Frank Monk

Personal information
- Full name: Frank Vivian Monk
- Date of birth: July qtr 1886
- Place of birth: Salisbury, England
- Date of death: 15 November 1962 (aged 76)
- Height: 5 ft 10 in (1.78 m)
- Position(s): Centre-half

Senior career*
- Years: Team / Apps / (Gls)
- Salisbury City
- 1910–1911: Southampton / 19 / (0)
- 1911: Glossop / 2 / (0)
- 1911: Fulham / 0 / (0)
- 1911–1912: Southampton / 1 / (0)
- 1912: Fulham / 0 / (0)
- 1912: Salisbury City

International career
- 1911: England (amateur) / 4

= Frank Monk =

English footballer (1886-1962)

Frank Vivian Monk (1886 – 15 November 1962) was an English amateur footballer who had a brief career with several professional clubs around 1910.

==Early career==
Monk was born in Salisbury, Wiltshire and was educated at Queens Road School, Wimbledon and St Marks College, Chelsea where he trained to be a teacher.
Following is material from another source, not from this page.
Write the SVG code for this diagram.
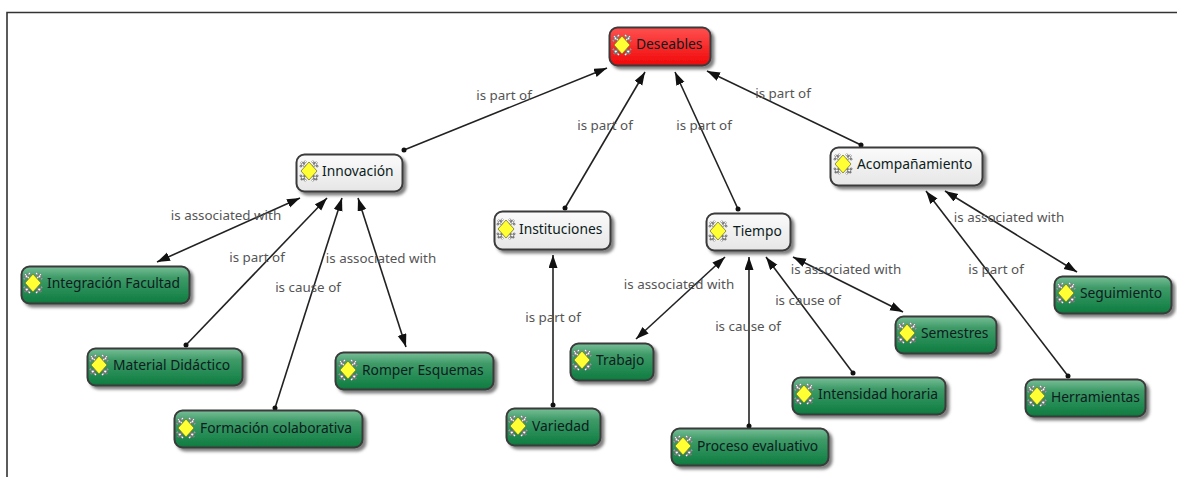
<svg xmlns="http://www.w3.org/2000/svg" width="1177" height="477" viewBox="0 0 1177 477">
<style>
text{font-family:"Noto Sans","DejaVu Sans",sans-serif}
.l{font-size:13.4px;fill:#555;text-anchor:middle}
.t{font-size:13.8px;fill:#0c1c20}
.b{stroke:#3a3a3a;stroke-width:2}
.g{fill:url(#gg)}.w{fill:url(#gw)}.r{fill:url(#gr)}
.c line{stroke:#222;stroke-width:1.6;fill:none}
</style>
<defs>
<linearGradient id="gg" x1="0" y1="0" x2="0" y2="1"><stop offset="0" stop-color="#78bf98"/><stop offset=".3" stop-color="#3f9b68"/><stop offset=".7" stop-color="#228a52"/><stop offset="1" stop-color="#0c7a3e"/></linearGradient>
<linearGradient id="gw" x1="0" y1="0" x2="0" y2="1"><stop offset="0" stop-color="#fbfbfb"/><stop offset="1" stop-color="#e6e6e6"/></linearGradient>
<linearGradient id="gr" x1="0" y1="0" x2="0" y2="1"><stop offset="0" stop-color="#ff5050"/><stop offset="1" stop-color="#f00808"/></linearGradient>
<filter id="s" x="-10%" y="-20%" width="125%" height="150%"><feDropShadow dx="3" dy="3" stdDeviation="1.6" flood-color="#000" flood-opacity=".5"/></filter>
<marker id="a" markerWidth="15" markerHeight="10" refX="13" refY="4.500" orient="auto-start-reverse" markerUnits="userSpaceOnUse"><path d="M0 0L13 4.500L0 9z" fill="#111"/></marker>
<marker id="d" markerWidth="6" markerHeight="6" refX="3" refY="3" markerUnits="userSpaceOnUse"><circle cx="3" cy="3" r="2.500" fill="#111"/></marker>
<g id="i">
<path d="M-8-9L8 9M8-9L-8 9M-3-10L-9-4M3-10L9-4M-3 10L-9 4M3 10L9 4" stroke="#777" stroke-width="2.400" fill="none"/>
<path d="M-8-9L8 9M8-9L-8 9M-3-10L-9-4M3-10L9-4M-3 10L-9 4M3 10L9 4" stroke="#fff" stroke-width="1.100" fill="none" stroke-dasharray="2 2"/>
<path d="M0-9L8 0L0 9L-8 0z" fill="#ffff33" stroke="#77772a" stroke-width=".8"/>
</g>
</defs>
<rect width="1177" height="477" fill="#fff"/>
<path d="M7 477V12.500H1177" fill="none" stroke="#333" stroke-width="1.600"/>
<g class="c" id="connectors">
<line x1="404" y1="150" x2="607" y2="68" marker-start="url(#d)" marker-end="url(#a)"/>
<line x1="565" y1="208" x2="645" y2="72" marker-start="url(#d)" marker-end="url(#a)"/>
<line x1="738" y1="209" x2="675" y2="72" marker-start="url(#d)" marker-end="url(#a)"/>
<line x1="861" y1="145" x2="707" y2="71" marker-start="url(#d)" marker-end="url(#a)"/>
<line x1="157" y1="262" x2="300" y2="198" marker-start="url(#a)" marker-end="url(#a)"/>
<line x1="186" y1="345" x2="327" y2="198" marker-start="url(#d)" marker-end="url(#a)"/>
<line x1="275" y1="408" x2="342" y2="198" marker-start="url(#d)" marker-end="url(#a)"/>
<line x1="406" y1="347" x2="358" y2="198" marker-start="url(#a)" marker-end="url(#a)"/>
<line x1="553" y1="405" x2="553" y2="255" marker-start="url(#d)" marker-end="url(#a)"/>
<line x1="636" y1="339" x2="725" y2="257" marker-start="url(#a)" marker-end="url(#a)"/>
<line x1="749" y1="426" x2="749" y2="257" marker-start="url(#d)" marker-end="url(#a)"/>
<line x1="853" y1="373" x2="766" y2="257" marker-start="url(#d)" marker-end="url(#a)"/>
<line x1="903" y1="312" x2="793" y2="257" marker-start="url(#a)" marker-end="url(#a)"/>
<line x1="1068" y1="376" x2="926" y2="191" marker-start="url(#d)" marker-end="url(#a)"/>
<line x1="1077" y1="272" x2="945" y2="191" marker-start="url(#a)" marker-end="url(#a)"/>
</g>
<g id="labels">
<text class="l" x="504" y="100">is part of</text>
<text class="l" x="605" y="130">is part of</text>
<text class="l" x="704" y="130">is part of</text>
<text class="l" x="783" y="98">is part of</text>
<text class="l" x="226" y="220">is associated with</text>
<text class="l" x="257" y="262">is part of</text>
<text class="l" x="308" y="292">is cause of</text>
<text class="l" x="381" y="263">is associated with</text>
<text class="l" x="553" y="322">is part of</text>
<text class="l" x="679" y="289">is associated with</text>
<text class="l" x="748" y="331">is cause of</text>
<text class="l" x="808" y="305">is cause of</text>
<text class="l" x="846" y="274">is associated with</text>
<text class="l" x="1009" y="222">is associated with</text>
<text class="l" x="996" y="274">is part of</text>
</g>
<g id="n-deseables"><rect class="b r" x="609.500" y="27.500" width="101" height="38" rx="8" filter="url(#s)"/><use href="#i" x="622" y="45"/><text class="t" x="636" y="49">Deseables</text></g>
<g id="n-innovacion"><rect class="b w" x="296.500" y="154.500" width="106" height="37" rx="8" filter="url(#s)"/><use href="#i" x="309" y="171"/><text class="t" x="322" y="176">Innovación</text></g>
<g id="n-instituciones"><rect class="b w" x="494.500" y="211.500" width="116" height="38" rx="8" filter="url(#s)"/><use href="#i" x="506" y="229"/><text class="t" x="519" y="234">Instituciones</text></g>
<g id="n-tiempo"><rect class="b w" x="706.500" y="213.500" width="84" height="37" rx="8" filter="url(#s)"/><use href="#i" x="718" y="231"/><text class="t" x="733" y="236">Tiempo</text></g>
<g id="n-acompanamiento"><rect class="b w" x="830.500" y="147.500" width="152" height="38" rx="8" filter="url(#s)"/><use href="#i" x="843" y="164"/><text class="t" x="857" y="169">Acompañamiento</text></g>
<g id="n-integracion"><rect class="b g" x="21.500" y="266.500" width="168" height="37" rx="8" filter="url(#s)"/><use href="#i" x="33" y="283"/><text class="t" x="47" y="288">Integración Facultad</text></g>
<g id="n-material"><rect class="b g" x="87.500" y="348.500" width="155" height="37" rx="8" filter="url(#s)"/><use href="#i" x="99" y="365"/><text class="t" x="113" y="370">Material Didáctico</text></g>
<g id="n-formacion"><rect class="b g" x="174.500" y="410.500" width="188" height="37" rx="8" filter="url(#s)"/><use href="#i" x="186" y="428"/><text class="t" x="200" y="433">Formación colaborativa</text></g>
<g id="n-romper"><rect class="b g" x="335.500" y="352.500" width="158" height="37" rx="8" filter="url(#s)"/><use href="#i" x="348" y="370"/><text class="t" x="362" y="375">Romper Esquemas</text></g>
<g id="n-variedad"><rect class="b g" x="506.500" y="408.500" width="94" height="37" rx="8" filter="url(#s)"/><use href="#i" x="518" y="426"/><text class="t" x="532" y="431">Variedad</text></g>
<g id="n-trabajo"><rect class="b g" x="570.500" y="343.500" width="83" height="37" rx="8" filter="url(#s)"/><use href="#i" x="582" y="360"/><text class="t" x="596" y="365">Trabajo</text></g>
<g id="n-proceso"><rect class="b g" x="671.500" y="428.500" width="157" height="37" rx="8" filter="url(#s)"/><use href="#i" x="683" y="446"/><text class="t" x="697" y="451">Proceso evaluativo</text></g>
<g id="n-intensidad"><rect class="b g" x="792.500" y="377.500" width="153" height="37" rx="8" filter="url(#s)"/><use href="#i" x="804" y="394"/><text class="t" x="818" y="399">Intensidad horaria</text></g>
<g id="n-semestres"><rect class="b g" x="895.500" y="316.500" width="101" height="37" rx="8" filter="url(#s)"/><use href="#i" x="907" y="333"/><text class="t" x="921" y="338">Semestres</text></g>
<g id="n-herramientas"><rect class="b g" x="1025.500" y="379.500" width="120" height="37" rx="8" filter="url(#s)"/><use href="#i" x="1037" y="396"/><text class="t" x="1051" y="402">Herramientas</text></g>
<g id="n-seguimiento"><rect class="b g" x="1054.500" y="276.500" width="117" height="37" rx="8" filter="url(#s)"/><use href="#i" x="1066" y="293"/><text class="t" x="1080" y="298">Seguimiento</text></g>
</svg>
He was an outstanding all-round amateur sportsman who gained honours at swimming, cricket and athletics (turning out for St Martins Harriers) and was the 1909 Salisbury marathon champion.

==Football career==
He joined Southampton of the Southern League on amateur terms in the summer of 1910. His teaching commitments prevented him from playing regularly for the "Saints" and he made his debut after seven games of the 1910–11 season, when he took the place of Sam Jepp at centre-half against Crystal Palace on 22 October 1910. When he played, "he used his athleticism to good effect" and was a sure tackler. He managed 19 league appearances, with either Jepp or Billy Beaumont taking his place when he was unavailable. On 11 February 1911, he played as an emergency centre-forward at Swindon Town.

His form attracted the attention of the England amateur selectors and, after a successful trial in January 1911, he won four amateur international caps.

In September 1911, Monk made two appearances for Glossop in the Football League Second Division, followed by brief spells with Fulham and one match back at The Dell (a 2–1 defeat against West Ham United on 6 January 1912).

==Later career==
In the summer of 1912, his teaching career took him away from Southampton, which brought his brief excursion into professional football to an end.